The implemented studies demonstrated that already for doses equal to several units of dpa radiation swelling of Cr18Ni9 steel takes place, and it reaches about 3% with dose increasing to ~30 dpa. Other structural changes occur and along with mentioned above result in the change of elasticity characteristics. As it was demonstrated in (Kozlov et al. 2004a, Mosin et al. 2008), in the case when no other structural changes take place or when radiation swelling produces dominating effect on physical and mechanical properties of Young’s modulus caused by swelling can be calculated using the following formula:

$\frac{\Delta \mathrm{E}}{{\mathrm{E}}_0}=\frac{1}{(1+\mathrm{S}{)}^2}-1$, (1)

where ΔE is the absolute variation of Young’s modulus; E₀ is the Young’s modulus in the initial state; S is the radiation swelling expressed in fractions of unity.

Variation of Young’s modulus dependences on different irradiation doses both calculated using formula (1) and in accordance with the values of swelling obtained for irradiated samples by electron microscopy technique were plotted (Fig. 6). Dependences obtained for the material after 22 years of irradiation are shown in Figure 6а. It is clear that relative changes of Young’s modulus calculated according to the values of swelling are lower than the measured one. Similar dependences were obtained for the material after 33 years of irradiation (Fig. 6b). Discrepancy between the relative change of Young’s modulus calculated according to swelling data and the measured values is also observed. This proves that under long-term irradiation to small values (< 2 %) of swelling the latter is not the dominating factor influencing variation of mechanical properties of the material (Povstyanko et al. 2004, Ershova et al. 2008).

Figure 6. 

Relative variation of value of Young’s modulus for Cr18NIi9 steel after irradiation in the BN-600 reactor during 22 years and 33 years (a.b) and the value of Young’s modulus theoretically calculated according to the formula (1) using the value of swelling of samples depending on the damagie dose.

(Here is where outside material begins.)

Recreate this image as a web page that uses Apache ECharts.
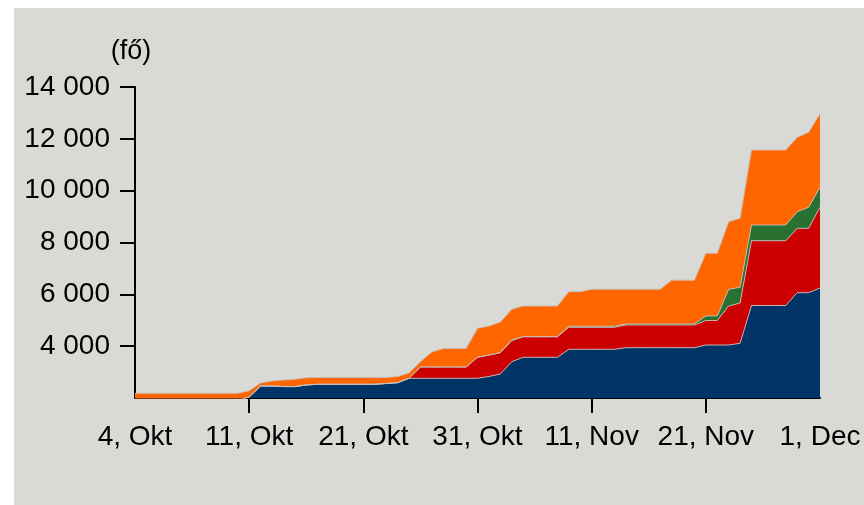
<!DOCTYPE html>
<html>
<head>
<meta charset="utf-8">
<script src="https://cdn.jsdelivr.net/npm/echarts@6/dist/echarts.min.js"></script>
<style>
  html, body { margin: 0; padding: 0; background: #ffffff; }
  #main { position: absolute; left: 14px; top: 8px; width: 850px; height: 497px; background: #d9d9d5; }
</style>
</head>
<body>
<div id="main"></div>
<script>
// tengely feliratok (minden 10. pontnál)
const tickLabels = ['4, Okt', '11, Okt', '21, Okt', '31, Okt', '11, Nov', '21, Nov', '1, Dec']

// sorozatok, napi pontok (61 db)
const navy = [
  1900, 1900, 1900, 1900, 1900, 1900, 1900, 1900, 1900, 1900,
  2040, 2463, 2463, 2440, 2440, 2502, 2529, 2529, 2529, 2529,
  2529, 2529, 2560, 2590, 2760, 2760, 2760, 2760, 2760, 2760,
  2760, 2830, 2926, 3401, 3570, 3570, 3570, 3570, 3879, 3879,
  3879, 3879, 3879, 3941, 3941, 3941, 3941, 3941, 3941, 3941,
  4045, 4045, 4045, 4111, 5569, 5569, 5569, 5569, 6063, 6063,
  6244
]
const red = [
  0, 0, 0, 0, 0, 0, 0, 0, 0, 0,
  0, 0, 0, 0, 0, 0, 0, 0, 0, 0,
  0, 0, 0, 0, 0, 436, 436, 436, 436, 436,
  810, 829, 823, 810, 795, 795, 795, 795, 849, 849,
  849, 849, 849, 876, 876, 876, 876, 876, 876, 876,
  945, 945, 1505, 1555, 2500, 2500, 2500, 2500, 2485, 2485,
  3114
]
const green = [
  0, 0, 0, 0, 0, 0, 0, 0, 0, 0,
  0, 0, 0, 0, 0, 0, 0, 0, 0, 0,
  0, 0, 0, 0, 0, 0, 0, 0, 0, 0,
  0, 0, 0, 40, 0, 0, 0, 0, 40, 40,
  40, 40, 40, 40, 40, 40, 40, 40, 40, 40,
  175, 175, 645, 605, 605, 605, 605, 605, 640, 810,
  772
]
const orange = [
  281, 281, 281, 281, 281, 281, 281, 281, 281, 281,
  242, 116, 193, 255, 282, 281, 262, 262, 262, 262,
  262, 262, 231, 240, 205, 205, 579, 714, 714, 714,
  1120, 1119, 1183, 1171, 1185, 1185, 1185, 1185, 1334, 1334,
  1427, 1427, 1427, 1338, 1338, 1338, 1338, 1689, 1689, 1689,
  2422, 2422, 2607, 2663, 2895, 2895, 2895, 2895, 2871, 2894,
  2828
]

const colors = ['#003366', '#cc0000', '#2a7031', '#ff6600']
const font = '"Liberation Sans", Arial, sans-serif'
const days = navy.map((v, i) => String(i))

const myChart = echarts.init(document.getElementById('main'), null, { renderer: 'canvas' })

function mk(name, arr, color) {
    return {
        name: name,
        type: 'line',
        stack: 'total',
        showSymbol: false,
        symbol: 'none',
        clip: true,
        lineStyle: { color: 'rgba(200,190,185,0.9)', width: 1 },
        areaStyle: { color: color, opacity: 1 },
        data: arr
    }
}

const option = {
    animation: false,
    backgroundColor: 'transparent',
    grid: { left: 121, top: 79, right: 44, bottom: 107 },
    xAxis: {
        type: 'category',
        boundaryGap: false,
        data: days,
        axisLine: { show: true, lineStyle: { color: '#000', width: 2 } },
        axisTick: {
            show: true, length: 15,
            lineStyle: { color: '#000', width: 2 },
            interval: i => i % 10 === 0 && i > 0 && i < days.length - 1
        },
        axisLabel: {
            margin: 25,
            color: '#000',
            fontSize: 28,
            fontFamily: font,
            interval: i => i % 10 === 0,
            formatter: (v, i) => tickLabels[i / 10] || ''
        },
        splitLine: { show: false }
    },
    yAxis: {
        type: 'value',
        min: 2000,
        max: 14000,
        interval: 2000,
        name: '(fő)',
        nameLocation: 'end',
        nameGap: 22,
        nameTextStyle: { color: '#000', fontSize: 27, fontFamily: font, align: 'center', padding: [0, 8, 0, 0] },
        axisLine: { show: true, lineStyle: { color: '#000', width: 2 } },
        axisTick: { show: true, length: 15, lineStyle: { color: '#000', width: 2 }, customValues: [4000, 6000, 8000, 10000, 12000, 14000] },
        axisLabel: {
            margin: 25,
            color: '#000',
            fontSize: 28,
            fontFamily: font,
            customValues: [4000, 6000, 8000, 10000, 12000, 14000],
            formatter: v => String(v).replace(/\B(?=(\d{3})+(?!\d))/g, ' ')
        },
        splitLine: { show: false }
    },
    series: [
        mk('navy', navy, colors[0]),
        mk('red', red, colors[1]),
        mk('green', green, colors[2]),
        mk('orange', orange, colors[3])
    ]
}

myChart.setOption(option)
</script>
</body>
</html>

Such variations of mechanical properties include formation of secondary phases developing with simultaneous variation of composition of the crystalline matrix (Margolin et al. 2010). Precipitates of carbides is accompanied with depletion of interstitial impurities in the solid solution which should result in the decrease of Young’s modulus (Lifshitz et al. 1980). On the other hand, carbide particles have Young’s modulus higher than that for crystalline matrix (Neumark 1967, Poplavsky 2014). Obtaining numerical estimation of the effect on Young’s modulus caused by secondary phases appears to be impossible because of the absence of quantitative information on them and on their elasticity characteristics.

One more factor capable to lead in wide scattering of properties among samples and as the reason in scattering of average values of obtained characteristics may be the non-uniformity of the material of the metal pipe, since the samples were cut from real metal-intensive industrial structures where it is more difficult to maintain the conditions of uniformity of structure and composition in the process of manufacturing than in fabricating dedicated samples from laboratory melts. Scattering of structure and properties inside the same batch of samples can be associated with gradients of temperatures and stresses over the section in different parts of a thick-wall structure with factual values which may differ from the values obtained in model thermal physics calculations of γ-heating and heat removal from parts of pipe wall during its operation in the reactor.

Investigation of physical properties and radiation porosity of Cr18Ni9 steel formed under neutron irradiation with displacement rates ranging from 1.0×10^–9 dpa/s to 4.3×10^–8 dpa/s at temperatures of 370–440^oC during 22 years and 33 years demonstrated the following.

Radiation voids were formed in the all investigated samples with two maxima observed in the histograms of void distributions: “small-size” voids with sizes less than 5 nm and “large-size” voids with sizes in excess of 5 nm with main contribution in radiation swelling made by the latter.

The average size of “large-size” voids increases at temperatures in excess of 370 °C with growing irradiation temperature and it is larger for the material irradiated during 33 years than for the material irradiated during 22 years.

Concentrations of “large-size” voids reach maximum within temperature interval of 380–420 °C; increase of duration of irradiation from 22 years to 33 years results in certain decrease of void concentration.

Integral specific surface area for “large-size” voids is maximum within temperature range of 380–420 °C with values of integral void surface area increasing with duration of irradiation increased from 22 years to 33 years.

Swelling of Cr18Ni9 steel material has maximum at temperature of ~415 °C and reaches values of ~3% after 33 years of irradiation.

Variation of Young’s modulus over the long time period demonstrates non-monotonous dependence on the damage dose; maximum relative variation of Young’s modulus after 22 years of operation does not exceed 2%, and that after 33 years of operation does not exceed 6% of respective values in the initial state.

Along with radiation swelling, other structural changes are produced significant influence on the change of physical properties under the existing irradiation conditions such as the formation of secondary phases and the composition changes of crystalline matrix.

According to the results of investigation, BN-600 reactor internals made of Cr18Ni9 steel still retain operability after 33 years of operation.

Comparison of results obtained on the material after 22 and 33 years of irradiation contain information required for the description of subsequent variations of structure and properties of elements of reactor internals made of Cr18Ni9 steel. The obtained results can be used in forecasting the ultimate life of the reactor within the framework of already existing or newly developed models.